--- Start of Records for this task ---
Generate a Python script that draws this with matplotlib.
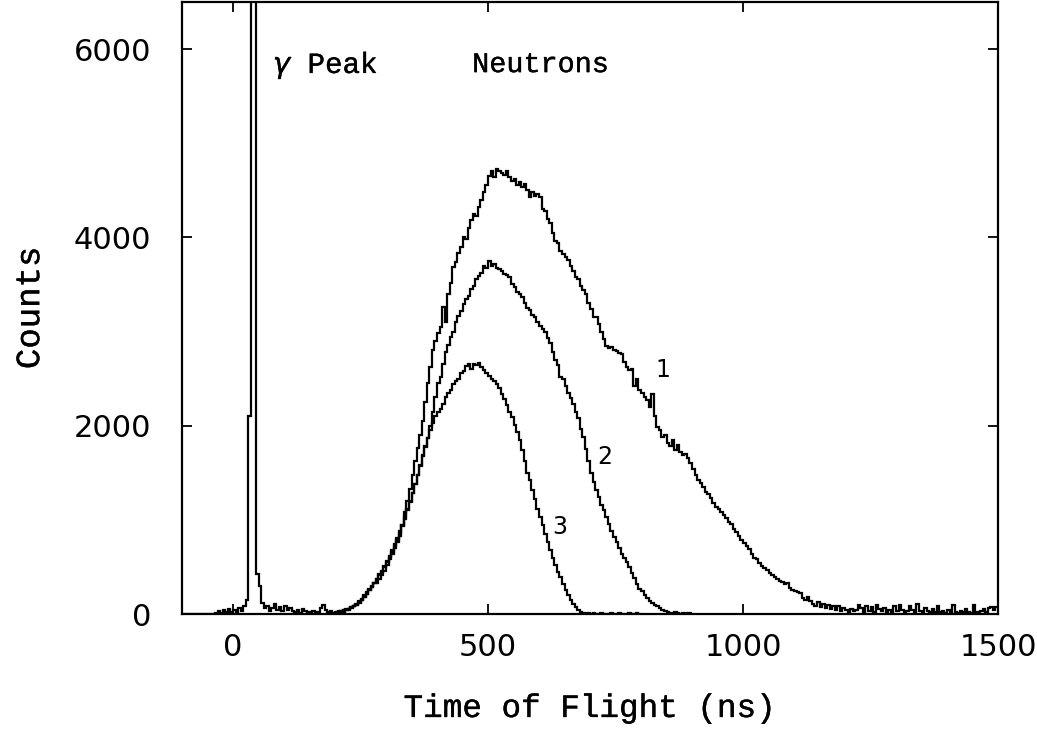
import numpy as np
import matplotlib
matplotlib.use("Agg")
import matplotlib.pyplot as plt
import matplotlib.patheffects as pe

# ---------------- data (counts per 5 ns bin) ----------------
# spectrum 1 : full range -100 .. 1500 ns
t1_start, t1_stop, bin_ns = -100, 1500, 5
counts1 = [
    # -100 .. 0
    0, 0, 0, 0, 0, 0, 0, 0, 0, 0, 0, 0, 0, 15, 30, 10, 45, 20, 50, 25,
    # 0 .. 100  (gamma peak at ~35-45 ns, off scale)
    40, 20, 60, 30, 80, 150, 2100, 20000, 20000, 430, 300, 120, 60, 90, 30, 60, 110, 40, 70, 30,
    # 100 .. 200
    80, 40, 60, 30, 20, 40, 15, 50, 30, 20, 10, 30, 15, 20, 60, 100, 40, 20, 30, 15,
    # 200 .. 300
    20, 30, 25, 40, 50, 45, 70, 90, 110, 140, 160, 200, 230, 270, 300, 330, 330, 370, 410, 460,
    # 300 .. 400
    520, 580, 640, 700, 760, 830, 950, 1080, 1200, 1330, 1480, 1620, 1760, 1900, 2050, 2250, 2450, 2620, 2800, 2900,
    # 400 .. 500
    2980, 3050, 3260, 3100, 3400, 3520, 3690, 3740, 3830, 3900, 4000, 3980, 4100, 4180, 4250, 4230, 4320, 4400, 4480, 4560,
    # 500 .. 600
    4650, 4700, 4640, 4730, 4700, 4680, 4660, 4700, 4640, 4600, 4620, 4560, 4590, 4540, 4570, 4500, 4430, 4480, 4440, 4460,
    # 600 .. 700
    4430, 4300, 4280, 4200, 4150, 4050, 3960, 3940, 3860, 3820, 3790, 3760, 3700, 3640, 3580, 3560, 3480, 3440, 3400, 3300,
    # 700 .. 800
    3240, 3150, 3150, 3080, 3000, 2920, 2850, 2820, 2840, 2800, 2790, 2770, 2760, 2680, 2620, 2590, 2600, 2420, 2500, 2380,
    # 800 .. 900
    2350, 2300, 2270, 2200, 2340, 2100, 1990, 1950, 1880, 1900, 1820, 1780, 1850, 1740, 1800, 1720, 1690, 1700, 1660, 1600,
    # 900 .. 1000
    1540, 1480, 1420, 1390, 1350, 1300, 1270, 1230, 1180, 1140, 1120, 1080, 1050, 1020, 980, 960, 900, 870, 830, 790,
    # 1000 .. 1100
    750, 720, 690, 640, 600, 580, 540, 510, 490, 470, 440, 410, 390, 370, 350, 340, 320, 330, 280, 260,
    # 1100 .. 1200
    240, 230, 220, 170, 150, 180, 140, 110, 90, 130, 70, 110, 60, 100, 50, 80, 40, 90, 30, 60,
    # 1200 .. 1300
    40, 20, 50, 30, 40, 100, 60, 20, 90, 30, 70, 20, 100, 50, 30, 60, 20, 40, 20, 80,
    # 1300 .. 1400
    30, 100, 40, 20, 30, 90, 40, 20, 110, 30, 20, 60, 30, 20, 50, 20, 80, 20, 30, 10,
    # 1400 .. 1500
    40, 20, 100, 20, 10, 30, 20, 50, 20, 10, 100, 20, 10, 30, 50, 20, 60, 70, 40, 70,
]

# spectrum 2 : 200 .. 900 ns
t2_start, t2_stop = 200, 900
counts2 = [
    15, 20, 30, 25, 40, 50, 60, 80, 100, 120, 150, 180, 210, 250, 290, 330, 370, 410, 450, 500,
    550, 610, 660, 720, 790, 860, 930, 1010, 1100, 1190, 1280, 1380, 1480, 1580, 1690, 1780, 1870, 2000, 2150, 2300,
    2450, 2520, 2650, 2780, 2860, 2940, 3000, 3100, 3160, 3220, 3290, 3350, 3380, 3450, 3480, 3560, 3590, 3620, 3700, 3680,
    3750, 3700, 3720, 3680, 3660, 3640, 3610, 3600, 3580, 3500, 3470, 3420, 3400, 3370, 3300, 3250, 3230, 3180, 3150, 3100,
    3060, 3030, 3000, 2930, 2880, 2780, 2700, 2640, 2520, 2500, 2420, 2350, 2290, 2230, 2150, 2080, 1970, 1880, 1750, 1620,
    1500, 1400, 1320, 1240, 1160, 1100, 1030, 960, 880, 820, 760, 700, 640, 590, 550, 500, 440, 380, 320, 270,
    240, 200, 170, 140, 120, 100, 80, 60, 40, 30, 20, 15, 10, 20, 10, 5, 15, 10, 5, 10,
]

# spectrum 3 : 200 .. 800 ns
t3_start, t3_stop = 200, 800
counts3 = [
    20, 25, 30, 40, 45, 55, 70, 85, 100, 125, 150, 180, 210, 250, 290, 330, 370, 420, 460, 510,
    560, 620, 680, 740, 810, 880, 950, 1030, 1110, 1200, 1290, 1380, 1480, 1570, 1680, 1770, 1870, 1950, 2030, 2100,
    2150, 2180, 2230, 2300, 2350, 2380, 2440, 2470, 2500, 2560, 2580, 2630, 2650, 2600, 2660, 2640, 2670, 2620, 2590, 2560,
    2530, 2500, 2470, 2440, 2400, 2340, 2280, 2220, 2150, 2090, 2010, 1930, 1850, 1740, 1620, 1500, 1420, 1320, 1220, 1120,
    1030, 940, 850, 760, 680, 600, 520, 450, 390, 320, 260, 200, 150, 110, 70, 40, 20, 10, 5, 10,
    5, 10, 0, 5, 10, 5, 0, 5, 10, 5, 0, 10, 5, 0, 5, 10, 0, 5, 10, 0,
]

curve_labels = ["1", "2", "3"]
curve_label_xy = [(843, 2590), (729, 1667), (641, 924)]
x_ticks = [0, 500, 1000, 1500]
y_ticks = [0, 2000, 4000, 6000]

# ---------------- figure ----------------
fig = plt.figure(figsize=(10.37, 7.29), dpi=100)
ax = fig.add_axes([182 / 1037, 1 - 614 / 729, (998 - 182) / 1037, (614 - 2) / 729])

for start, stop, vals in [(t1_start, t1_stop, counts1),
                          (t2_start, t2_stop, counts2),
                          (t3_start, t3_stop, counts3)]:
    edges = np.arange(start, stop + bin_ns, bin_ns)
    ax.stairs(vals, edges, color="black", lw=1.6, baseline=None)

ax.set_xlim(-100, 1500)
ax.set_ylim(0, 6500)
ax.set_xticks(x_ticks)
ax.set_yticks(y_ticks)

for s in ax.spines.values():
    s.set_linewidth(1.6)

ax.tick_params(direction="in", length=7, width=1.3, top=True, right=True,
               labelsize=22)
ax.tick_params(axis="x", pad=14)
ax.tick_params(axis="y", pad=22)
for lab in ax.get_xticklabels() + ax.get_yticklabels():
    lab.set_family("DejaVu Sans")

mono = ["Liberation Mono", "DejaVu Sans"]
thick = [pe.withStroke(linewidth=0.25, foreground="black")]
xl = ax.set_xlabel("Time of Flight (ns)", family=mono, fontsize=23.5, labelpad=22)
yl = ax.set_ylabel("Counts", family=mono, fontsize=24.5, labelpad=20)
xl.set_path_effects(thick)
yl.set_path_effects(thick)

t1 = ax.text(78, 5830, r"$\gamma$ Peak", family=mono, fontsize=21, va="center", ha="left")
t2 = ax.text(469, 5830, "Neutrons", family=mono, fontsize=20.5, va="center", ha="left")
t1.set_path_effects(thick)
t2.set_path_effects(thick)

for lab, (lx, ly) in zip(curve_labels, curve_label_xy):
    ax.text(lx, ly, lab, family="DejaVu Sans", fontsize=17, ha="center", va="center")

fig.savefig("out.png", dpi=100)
--- End of Records for this task ---
--- Start of Records for this task ---
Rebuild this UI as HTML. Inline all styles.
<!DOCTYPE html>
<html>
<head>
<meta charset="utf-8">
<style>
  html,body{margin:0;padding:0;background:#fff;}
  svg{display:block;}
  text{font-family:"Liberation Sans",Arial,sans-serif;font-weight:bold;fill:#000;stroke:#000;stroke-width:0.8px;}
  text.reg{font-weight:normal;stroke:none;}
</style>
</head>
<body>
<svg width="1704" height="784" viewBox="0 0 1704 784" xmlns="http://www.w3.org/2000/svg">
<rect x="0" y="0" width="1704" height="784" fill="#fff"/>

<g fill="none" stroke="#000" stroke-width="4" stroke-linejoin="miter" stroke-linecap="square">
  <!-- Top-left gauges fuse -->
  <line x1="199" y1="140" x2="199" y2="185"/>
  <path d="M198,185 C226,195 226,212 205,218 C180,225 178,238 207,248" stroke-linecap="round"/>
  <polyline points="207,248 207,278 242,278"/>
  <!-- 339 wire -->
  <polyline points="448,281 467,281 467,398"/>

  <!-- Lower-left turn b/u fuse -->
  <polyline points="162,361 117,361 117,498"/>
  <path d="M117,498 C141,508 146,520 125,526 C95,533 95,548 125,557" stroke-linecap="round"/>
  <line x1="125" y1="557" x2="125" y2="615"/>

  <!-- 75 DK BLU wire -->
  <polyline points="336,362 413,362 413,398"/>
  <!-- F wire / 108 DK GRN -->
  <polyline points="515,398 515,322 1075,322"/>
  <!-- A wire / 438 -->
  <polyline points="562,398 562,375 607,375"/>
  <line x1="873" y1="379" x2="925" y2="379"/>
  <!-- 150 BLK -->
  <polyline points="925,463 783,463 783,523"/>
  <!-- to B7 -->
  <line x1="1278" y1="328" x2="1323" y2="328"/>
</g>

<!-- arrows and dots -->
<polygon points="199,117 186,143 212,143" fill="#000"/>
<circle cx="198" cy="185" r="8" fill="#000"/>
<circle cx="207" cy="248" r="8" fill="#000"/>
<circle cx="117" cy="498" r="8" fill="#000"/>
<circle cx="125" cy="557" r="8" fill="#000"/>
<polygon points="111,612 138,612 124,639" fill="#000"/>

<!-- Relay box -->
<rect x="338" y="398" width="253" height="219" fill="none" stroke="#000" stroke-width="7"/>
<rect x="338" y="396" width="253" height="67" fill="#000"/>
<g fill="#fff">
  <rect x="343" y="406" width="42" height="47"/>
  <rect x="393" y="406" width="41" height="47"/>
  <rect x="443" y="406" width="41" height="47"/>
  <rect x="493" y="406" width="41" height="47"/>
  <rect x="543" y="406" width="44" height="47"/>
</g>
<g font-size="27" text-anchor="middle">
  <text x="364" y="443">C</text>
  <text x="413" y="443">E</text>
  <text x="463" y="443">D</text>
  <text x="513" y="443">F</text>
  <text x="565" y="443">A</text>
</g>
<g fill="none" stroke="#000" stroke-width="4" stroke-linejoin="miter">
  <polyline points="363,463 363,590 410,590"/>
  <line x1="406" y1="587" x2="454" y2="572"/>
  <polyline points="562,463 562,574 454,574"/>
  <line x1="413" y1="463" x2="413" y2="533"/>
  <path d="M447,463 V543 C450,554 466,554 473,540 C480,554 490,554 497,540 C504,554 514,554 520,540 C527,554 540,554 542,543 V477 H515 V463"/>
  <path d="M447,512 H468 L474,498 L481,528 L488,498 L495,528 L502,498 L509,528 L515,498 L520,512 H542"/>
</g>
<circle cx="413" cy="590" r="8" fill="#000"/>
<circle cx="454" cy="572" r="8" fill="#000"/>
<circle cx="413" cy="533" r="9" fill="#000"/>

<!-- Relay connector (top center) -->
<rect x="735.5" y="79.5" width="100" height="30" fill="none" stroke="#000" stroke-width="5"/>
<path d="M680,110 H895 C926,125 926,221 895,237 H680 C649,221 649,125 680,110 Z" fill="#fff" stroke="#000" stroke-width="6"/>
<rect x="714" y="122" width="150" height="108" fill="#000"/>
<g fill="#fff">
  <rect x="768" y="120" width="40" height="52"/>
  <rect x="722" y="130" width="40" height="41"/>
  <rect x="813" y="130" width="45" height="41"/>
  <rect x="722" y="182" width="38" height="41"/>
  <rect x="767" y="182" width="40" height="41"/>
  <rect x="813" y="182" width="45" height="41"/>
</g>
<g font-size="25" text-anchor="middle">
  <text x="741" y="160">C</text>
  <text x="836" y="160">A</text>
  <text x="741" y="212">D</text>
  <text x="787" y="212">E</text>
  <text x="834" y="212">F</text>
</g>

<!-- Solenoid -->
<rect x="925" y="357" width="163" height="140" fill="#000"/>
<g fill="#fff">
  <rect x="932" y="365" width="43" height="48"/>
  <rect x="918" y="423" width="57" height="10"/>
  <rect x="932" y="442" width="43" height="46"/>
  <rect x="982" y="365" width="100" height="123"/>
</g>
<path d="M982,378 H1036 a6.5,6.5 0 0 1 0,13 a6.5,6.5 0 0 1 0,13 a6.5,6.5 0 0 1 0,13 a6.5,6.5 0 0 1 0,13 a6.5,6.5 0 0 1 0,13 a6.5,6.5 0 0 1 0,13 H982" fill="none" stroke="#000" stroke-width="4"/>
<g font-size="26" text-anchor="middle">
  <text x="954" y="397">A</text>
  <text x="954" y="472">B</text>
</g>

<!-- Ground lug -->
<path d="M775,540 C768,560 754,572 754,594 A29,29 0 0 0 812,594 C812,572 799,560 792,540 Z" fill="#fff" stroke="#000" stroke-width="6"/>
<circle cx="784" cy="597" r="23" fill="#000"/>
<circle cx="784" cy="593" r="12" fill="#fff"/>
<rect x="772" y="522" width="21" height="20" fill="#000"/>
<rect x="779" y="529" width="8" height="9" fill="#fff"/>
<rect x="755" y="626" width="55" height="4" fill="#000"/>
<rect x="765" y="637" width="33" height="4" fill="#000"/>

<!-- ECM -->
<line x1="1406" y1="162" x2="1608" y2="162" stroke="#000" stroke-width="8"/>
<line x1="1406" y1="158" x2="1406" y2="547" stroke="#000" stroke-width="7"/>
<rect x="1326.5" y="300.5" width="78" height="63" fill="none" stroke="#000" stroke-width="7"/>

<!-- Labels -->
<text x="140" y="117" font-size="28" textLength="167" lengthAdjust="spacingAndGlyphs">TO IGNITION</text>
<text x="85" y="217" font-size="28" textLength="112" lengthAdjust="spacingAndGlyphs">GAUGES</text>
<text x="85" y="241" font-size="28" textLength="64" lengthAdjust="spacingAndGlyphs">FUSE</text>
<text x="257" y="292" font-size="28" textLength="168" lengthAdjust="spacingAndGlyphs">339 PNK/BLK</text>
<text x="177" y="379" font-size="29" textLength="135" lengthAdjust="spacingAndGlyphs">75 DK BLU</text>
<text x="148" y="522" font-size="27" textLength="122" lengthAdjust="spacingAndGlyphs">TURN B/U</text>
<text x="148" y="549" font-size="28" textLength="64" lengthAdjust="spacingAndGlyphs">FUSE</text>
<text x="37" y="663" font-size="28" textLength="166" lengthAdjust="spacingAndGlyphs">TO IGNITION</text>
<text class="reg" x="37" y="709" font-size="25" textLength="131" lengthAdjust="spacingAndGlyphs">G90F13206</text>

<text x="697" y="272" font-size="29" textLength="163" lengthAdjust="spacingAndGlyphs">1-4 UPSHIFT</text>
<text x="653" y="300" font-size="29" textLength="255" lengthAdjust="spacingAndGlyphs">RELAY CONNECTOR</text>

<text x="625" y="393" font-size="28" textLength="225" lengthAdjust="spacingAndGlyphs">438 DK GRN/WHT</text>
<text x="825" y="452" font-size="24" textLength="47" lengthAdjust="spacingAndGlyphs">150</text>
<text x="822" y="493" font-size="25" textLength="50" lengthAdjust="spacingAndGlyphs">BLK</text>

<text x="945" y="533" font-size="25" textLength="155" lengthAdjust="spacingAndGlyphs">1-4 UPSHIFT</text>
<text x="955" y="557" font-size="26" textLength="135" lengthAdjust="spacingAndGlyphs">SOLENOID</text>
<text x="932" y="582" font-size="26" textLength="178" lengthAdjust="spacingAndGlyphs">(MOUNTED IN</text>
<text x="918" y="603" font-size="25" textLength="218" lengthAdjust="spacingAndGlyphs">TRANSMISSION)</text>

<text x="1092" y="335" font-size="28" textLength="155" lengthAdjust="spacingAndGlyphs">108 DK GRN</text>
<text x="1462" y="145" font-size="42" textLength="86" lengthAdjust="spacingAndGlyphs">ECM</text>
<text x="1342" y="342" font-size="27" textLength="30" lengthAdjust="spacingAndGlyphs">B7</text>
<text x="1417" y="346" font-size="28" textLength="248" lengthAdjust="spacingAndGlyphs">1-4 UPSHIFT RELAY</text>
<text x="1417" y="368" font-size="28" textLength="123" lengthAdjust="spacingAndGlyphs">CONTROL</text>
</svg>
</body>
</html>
--- End of Records for this task ---
--- Start of Records for this task ---
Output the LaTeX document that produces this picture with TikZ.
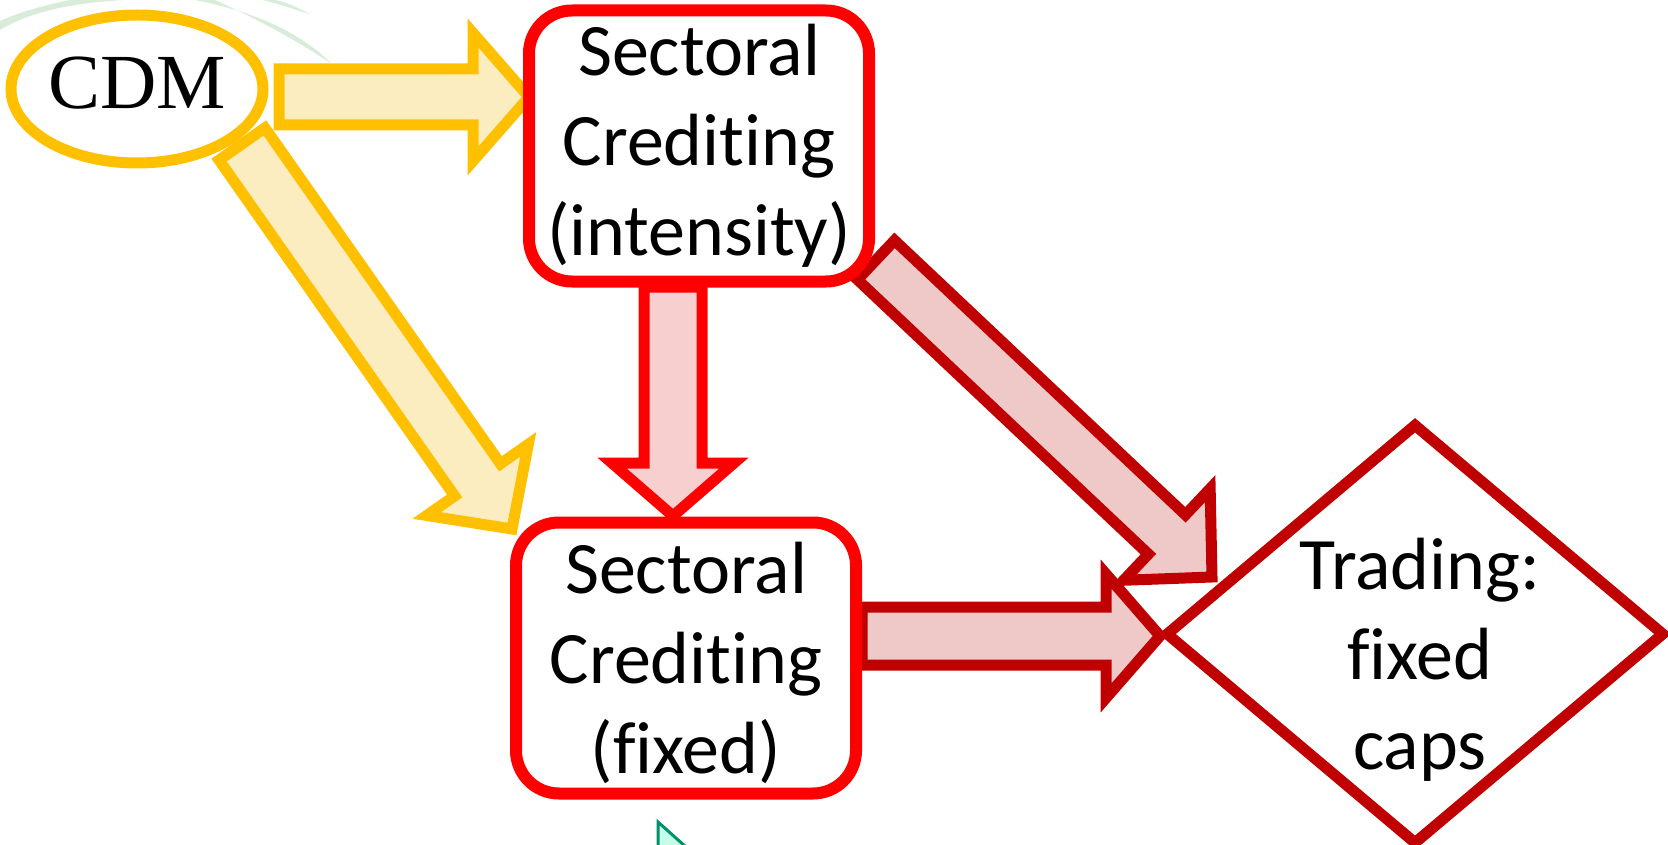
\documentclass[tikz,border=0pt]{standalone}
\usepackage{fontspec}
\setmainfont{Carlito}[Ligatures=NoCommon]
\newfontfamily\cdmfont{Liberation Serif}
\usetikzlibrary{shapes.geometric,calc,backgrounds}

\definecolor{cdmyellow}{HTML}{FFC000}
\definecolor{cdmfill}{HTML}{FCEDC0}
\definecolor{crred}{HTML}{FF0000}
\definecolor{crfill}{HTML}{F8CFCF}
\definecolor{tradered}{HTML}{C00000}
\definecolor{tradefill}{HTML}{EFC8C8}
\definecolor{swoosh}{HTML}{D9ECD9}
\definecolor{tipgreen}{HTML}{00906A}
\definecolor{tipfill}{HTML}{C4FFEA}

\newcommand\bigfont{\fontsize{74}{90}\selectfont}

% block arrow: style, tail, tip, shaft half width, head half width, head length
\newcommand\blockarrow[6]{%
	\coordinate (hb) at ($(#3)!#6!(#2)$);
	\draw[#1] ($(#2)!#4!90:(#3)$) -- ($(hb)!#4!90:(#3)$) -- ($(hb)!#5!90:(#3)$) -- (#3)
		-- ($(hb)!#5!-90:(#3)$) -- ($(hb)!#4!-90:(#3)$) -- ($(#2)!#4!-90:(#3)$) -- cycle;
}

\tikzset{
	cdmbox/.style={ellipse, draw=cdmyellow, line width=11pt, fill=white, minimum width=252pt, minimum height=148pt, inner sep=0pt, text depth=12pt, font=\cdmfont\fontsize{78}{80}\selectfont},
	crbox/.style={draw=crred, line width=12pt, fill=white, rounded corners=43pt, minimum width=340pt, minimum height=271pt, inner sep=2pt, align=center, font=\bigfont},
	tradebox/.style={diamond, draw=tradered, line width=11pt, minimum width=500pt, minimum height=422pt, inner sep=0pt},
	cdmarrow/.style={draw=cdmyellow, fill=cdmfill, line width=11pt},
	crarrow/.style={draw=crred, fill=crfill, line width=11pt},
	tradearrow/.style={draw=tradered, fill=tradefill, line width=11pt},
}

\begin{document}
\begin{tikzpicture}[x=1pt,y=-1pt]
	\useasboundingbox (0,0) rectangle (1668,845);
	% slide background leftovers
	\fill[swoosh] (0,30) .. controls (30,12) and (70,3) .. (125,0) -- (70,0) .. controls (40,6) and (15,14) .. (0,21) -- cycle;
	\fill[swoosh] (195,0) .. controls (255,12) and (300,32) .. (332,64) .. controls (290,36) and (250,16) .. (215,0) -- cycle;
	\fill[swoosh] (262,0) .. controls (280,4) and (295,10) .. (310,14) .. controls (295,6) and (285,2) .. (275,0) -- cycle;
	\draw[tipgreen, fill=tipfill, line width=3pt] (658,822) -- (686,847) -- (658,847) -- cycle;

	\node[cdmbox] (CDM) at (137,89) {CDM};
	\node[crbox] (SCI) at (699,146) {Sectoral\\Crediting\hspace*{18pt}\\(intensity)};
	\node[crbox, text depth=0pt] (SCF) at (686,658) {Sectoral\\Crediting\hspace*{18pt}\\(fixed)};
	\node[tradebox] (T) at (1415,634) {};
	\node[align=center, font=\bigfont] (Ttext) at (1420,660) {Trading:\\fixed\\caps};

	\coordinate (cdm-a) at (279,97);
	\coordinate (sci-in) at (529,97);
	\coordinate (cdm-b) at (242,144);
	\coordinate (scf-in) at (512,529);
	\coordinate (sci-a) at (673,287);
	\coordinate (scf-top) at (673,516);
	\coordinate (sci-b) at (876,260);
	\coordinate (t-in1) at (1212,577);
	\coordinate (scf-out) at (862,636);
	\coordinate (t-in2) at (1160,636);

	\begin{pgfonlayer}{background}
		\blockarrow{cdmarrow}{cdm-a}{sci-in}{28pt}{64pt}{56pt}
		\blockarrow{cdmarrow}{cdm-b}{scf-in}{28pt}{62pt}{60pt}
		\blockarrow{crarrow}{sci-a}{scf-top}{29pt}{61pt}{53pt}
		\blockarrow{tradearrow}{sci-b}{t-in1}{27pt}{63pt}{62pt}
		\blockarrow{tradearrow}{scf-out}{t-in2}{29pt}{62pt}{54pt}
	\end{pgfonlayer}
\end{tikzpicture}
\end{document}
--- End of Records for this task ---
▶ Prompt: Take only the lines above from the one that has "Generate a Python" through the one that has "import matplotlib.patheffects as pe" and reproduce them exactly, omitting any pictures.

▶ Solution for this problem:
Generate a Python script that draws this with matplotlib.
import numpy as np
import matplotlib
matplotlib.use("Agg")
import matplotlib.pyplot as plt
import matplotlib.patheffects as pe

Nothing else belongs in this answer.